I met with another client last week to discuss growth planning for their new content business. In January we reviewed a seed capital raise of a few hundred thousand pounds. Within four weeks, and with no formal marketing, their service had gained traction with two blue chip companies, meaning that the original funding plan had to be totally re-engineered. They’re now going to need to scale a whole lot faster. It’s exciting when your brilliant idea starts to become tangible, however it’s also nerve wracking when you realise that you’ll need £2m from investors in order to get to the next level. It’s a completely different story, requiring a different type of funding from investors with a different appetite for risk.

So, what are our top five tips in these circumstances?

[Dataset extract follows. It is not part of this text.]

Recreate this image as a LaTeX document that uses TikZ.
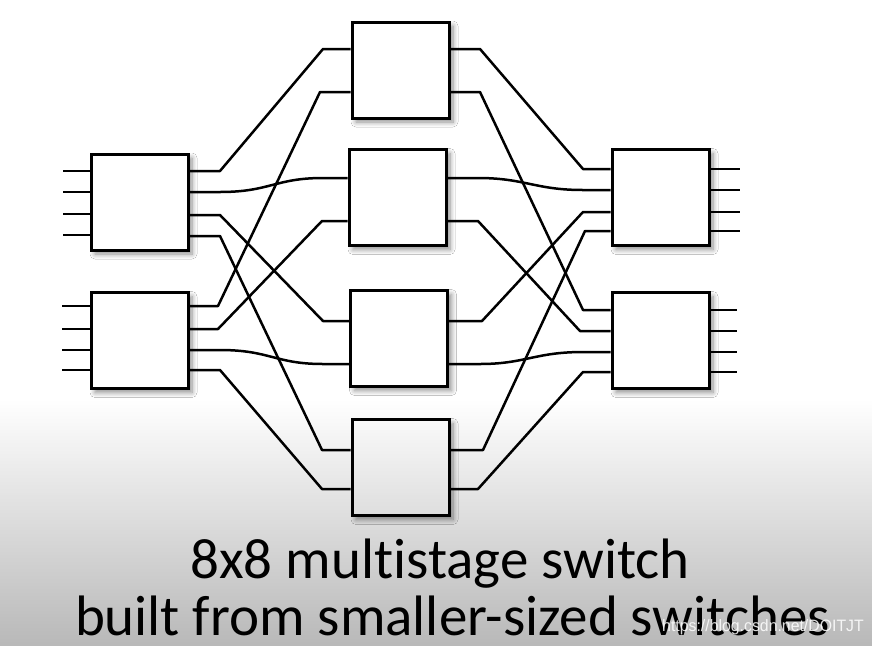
\documentclass[tikz,border=0pt]{standalone}
\usepackage{fontspec}
\setmainfont[Ligatures=NoCommon]{Carlito}
\newfontfamily\wmfont{Liberation Sans}
\usetikzlibrary{shadows.blur,fadings}
\tikzfading[name=fadedown, top color=transparent!100, bottom color=transparent!0]
\begin{document}
\begin{tikzpicture}[x=1pt,y=-1pt,
  swbox/.style={draw=black, line width=3pt, fill=white, minimum width=97pt, minimum height=96pt, inner sep=0pt,
    blur shadow={shadow xshift=4pt, shadow yshift=-4pt, shadow blur steps=8, shadow opacity=45, shadow blur radius=5pt}},
  wire/.style={line width=2.5pt, line join=round},
  caption/.style={font=\fontsize{57}{62}\selectfont, anchor=base, inner sep=0pt}]
\useasboundingbox (0,0) rectangle (872,646);
\fill[white] (0,0) rectangle (872,646);
% switches
\node[swbox] (L1) at (139.5,202) {};
\node[swbox] (L2) at (139.5,340.5) {};
\node[swbox] (M1) at (400.5,70) {};
\node[swbox] (M2) at (397.5,197.5) {};
\node[swbox] (M3) at (399,338.5) {};
\node[swbox] (M4) at (400.5,467.5) {};
\node[swbox] (R1) at (660.5,197.5) {};
\node[swbox] (R2) at (660.5,340.5) {};
% input stubs
\foreach \y in {171,192,214,235} {\coordinate (a\y) at (63,\y); \draw[wire] (a\y) -- (L1.west |- a\y);}
\foreach \y in {306,329,350,370} {\coordinate (a\y) at (62,\y); \draw[wire] (a\y) -- (L2.west |- a\y);}
% output stubs
\foreach \y in {169,190,212,231} {\coordinate (b\y) at (740,\y); \draw[wire] (R1.east |- b\y) -- (b\y);}
\foreach \y in {310,331,352,372} {\coordinate (b\y) at (737,\y); \draw[wire] (R2.east |- b\y) -- (b\y);}
% first stage to middle stage
\draw[wire] (L1.east |- 0,171) -- (220,171) -- (323,49) -- (M1.west |- 0,49);
\draw[wire] (L1.east |- 0,192) -- (220,192) .. controls (270,192) and (275,178) .. (323,178) -- (M2.west |- 0,178);
\draw[wire] (L1.east |- 0,215) -- (220,215) -- (323,321) -- (M3.west |- 0,321);
\draw[wire] (L1.east |- 0,236) -- (220,236) -- (322,450) -- (M4.west |- 0,450);
\draw[wire] (L2.east |- 0,306) -- (218,306) -- (320,92) -- (M1.west |- 0,92);
\draw[wire] (L2.east |- 0,329) -- (218,329) -- (322,221) -- (M2.west |- 0,221);
\draw[wire] (L2.east |- 0,350) -- (220,350) .. controls (270,350) and (275,364) .. (323,364) -- (M3.west |- 0,364);
\draw[wire] (L2.east |- 0,370) -- (220,370) -- (322,489) -- (M4.west |- 0,489);
% middle stage to last stage
\draw[wire] (M1.east |- 0,49) -- (480,49) -- (583,169) -- (R1.west |- 0,169);
\draw[wire] (M1.east |- 0,92) -- (480,92) -- (583,310) -- (R2.west |- 0,310);
\draw[wire] (M2.east |- 0,178) -- (478,178) .. controls (525,178) and (535,190) .. (583,190) -- (R1.west |- 0,190);
\draw[wire] (M2.east |- 0,221) -- (478,221) -- (580,331) -- (R2.west |- 0,331);
\draw[wire] (M3.east |- 0,321) -- (482,321) -- (583,212) -- (R1.west |- 0,212);
\draw[wire] (M3.east |- 0,364) -- (480,364) .. controls (525,364) and (535,352) .. (583,352) -- (R2.west |- 0,352);
\draw[wire] (M4.east |- 0,450) -- (483,450) -- (585,231) -- (R1.west |- 0,231);
\draw[wire] (M4.east |- 0,489) -- (478,489) -- (583,372) -- (R2.west |- 0,372);
% grey overlay
\fill[black, opacity=0.28, path fading=fadedown] (0,400) rectangle (872,646);
% caption
\node[caption] (t1) at (440,578) {8x8 multistage switch};
\node[caption] (t2) at (452.5,635) {built from smaller-sized switches};
\node[font=\wmfont\fontsize{16.5}{18}\selectfont, text=white, opacity=0.85, anchor=base west, inner sep=0pt] (wm) at (662,631) {\scalebox{0.96}[1]{https://blog.csdn.net/DOITJT}};
\end{tikzpicture}
\end{document}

  1. Early funds are the most expensive – guard your equity like a mother bear guards a cub.
  2. Consider bootstrapping– such as-relying on your personal finances – to allow you to target a bigger raise at a time that suits you. Don’t be afraid to ask friends and family for financial help.
  3. Be prepared to become a specialist in telling your story and raising funds. Evolve your story as your business morphs and changes – your needs change and so will your appeal to potential investors.
  4. Raise enough so that you don’t have to do it again in six months’ time.
  5. Be agile in your thinking, expectations and approach. Don’t obsess about a particular amount you need to raise or get fixated on a specific funding route.

Did you think tip #5 was going to be “and speak to somebody like Waypoint”? My advice would be don’t, at least not straight away. Work out what you can do for yourself before looking for help – remember, investors are buying you and your vision so spend time really thinking about that and articulating it.

That said, once you have taken your planning and visioning as far as you can on your own, working with a growth advisory firm like Waypoint can help navigate the complex funding journey and can also open important doors. When we spot a new company with real potential, we like to take the journey with them, staying close to the founders as it develops. Because we know buyers and investors, we understand what they ‘value’. This knowledge helps to shape how a business should develop, which in turn can inform the funding requirements.

So when should you be fundraising? If you’re leading a robust, fast growth business, you will spend the next five years fundraising. I said you wouldn’t like the answer!